Detailed state-of-the-art ab initio and density functional theory (DFT) calculations have been undertaken to understand both Single-Molecule Magnetic (SMM) and Single-Molecule Toroic (SMT) behaviors of fascinating 3d–4f {M₃Ln₃} triangular complexes having the molecular formula [M^II₃Ln^III₃(O₂)L₃(PyCO₂)₃](OH)₂(ClO₄)₂·8H₂O (with M = Zn; Ln = Dy (1), Tb (2) & Gd (3) and M = Cu; Ln = Dy (4), Tb (5) & Gd (6)) and [Ni₃Ln₃(H₂O)₃(mpko)₉(O₂)(NO₃)₃](ClO₄)·3CH₃OH·3CH₃CN (Ln = Dy (7), Tb (8), and Gd (9)) [mpkoH = 1-(pyrazin-2-yl)ethanone oxime]. All these complexes possess a peroxide ligand that bridges the {Ln^III₃} triangle in a μ³-η³:η³ fashion and the oxygen atoms/oxime of co-ligands that connect each M^II ion to the {Ln^III₃} triangle. Through our computational studies, we tried to find the key role of the peroxide bridge and how it affects the SMM and SMT behavior of these complexes. Primarily, ab initio Complete Active Space Self-Consistent Field (CASSCF) SINGLE_ANISO + RASSI-SO + POLY_ANISO calculations were performed on 1, 2, 4, 5, 7, and 8 to study the anisotropic behavior of each Ln(III) ion, to derive the magnetic relaxation mechanism and to calculate the Ln^III–Ln^III and Cu^II/Ni^II–Ln^III magnetic coupling constants. DFT calculations were also performed to validate these exchange interactions (J) by computing the Gd^III–Gd^III and Cu^II/Ni^II–Gd^III interactions in 3, 6, and 9. Our calculations explained the experimental magnetic relaxation processes and the magnetic exchange interactions for all the complexes, which also strongly imply that the peroxide bridge plays a role in the SMM behavior observed in these systems. On the other hand, this peroxide bridge does not support the SMT behavior.
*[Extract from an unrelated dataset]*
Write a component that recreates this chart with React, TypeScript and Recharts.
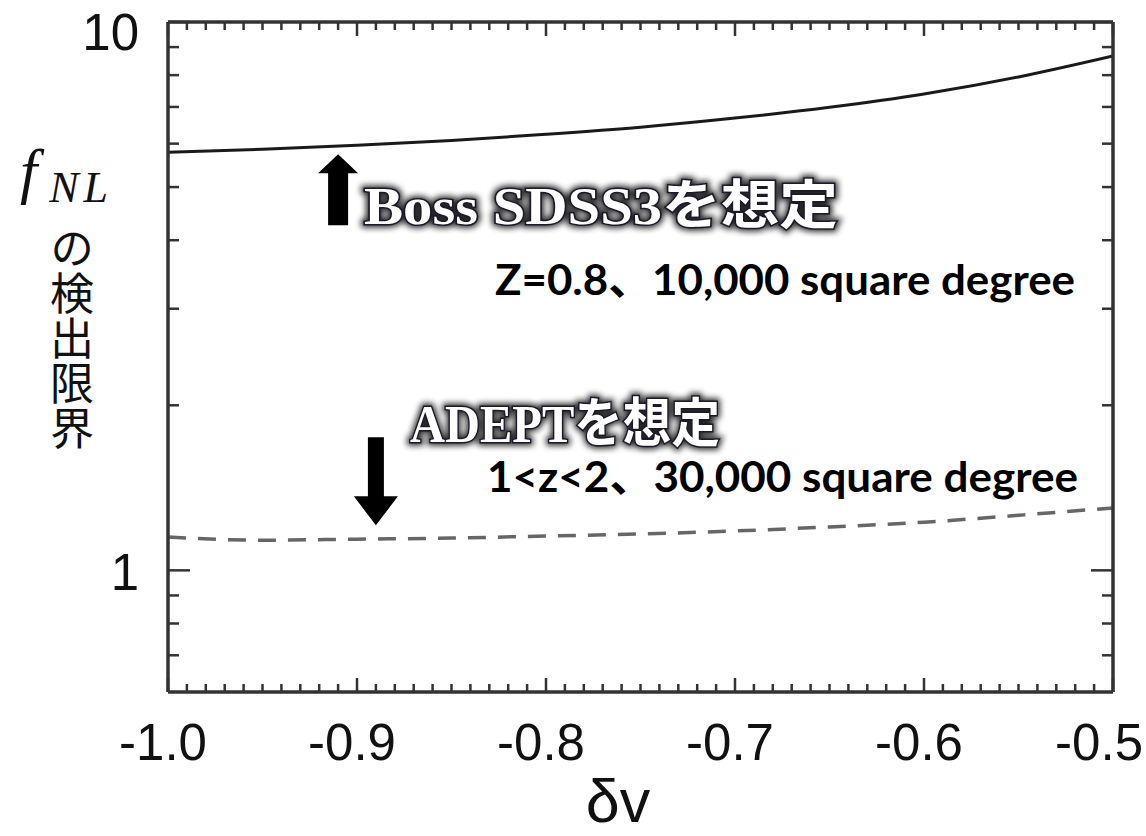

To investigate the effect of bridging ions in {M₃Ln₃} systems, we modeled a {Zn^II₃Dy^III₃} complex (1a) with a hydroxide ion replacing the bridged peroxide ion in complex 1 and considered a hydroxide-bridged {Co^III₃Dy^III₃} complex (10) having the formula [Co₃Dy₃(OH)₄(OOCCMe₃)₆(teaH)₃(H₂O)₃](NO₃)₂·H₂O. We discovered that as compared to the LoProp charges of the peroxide ion, the greater negative charges on the bridging hydroxide ion reduce quantum tunneling of magnetization (QTM) effects, enabling more desirable SMM characteristics and also leading to good SMT behavior.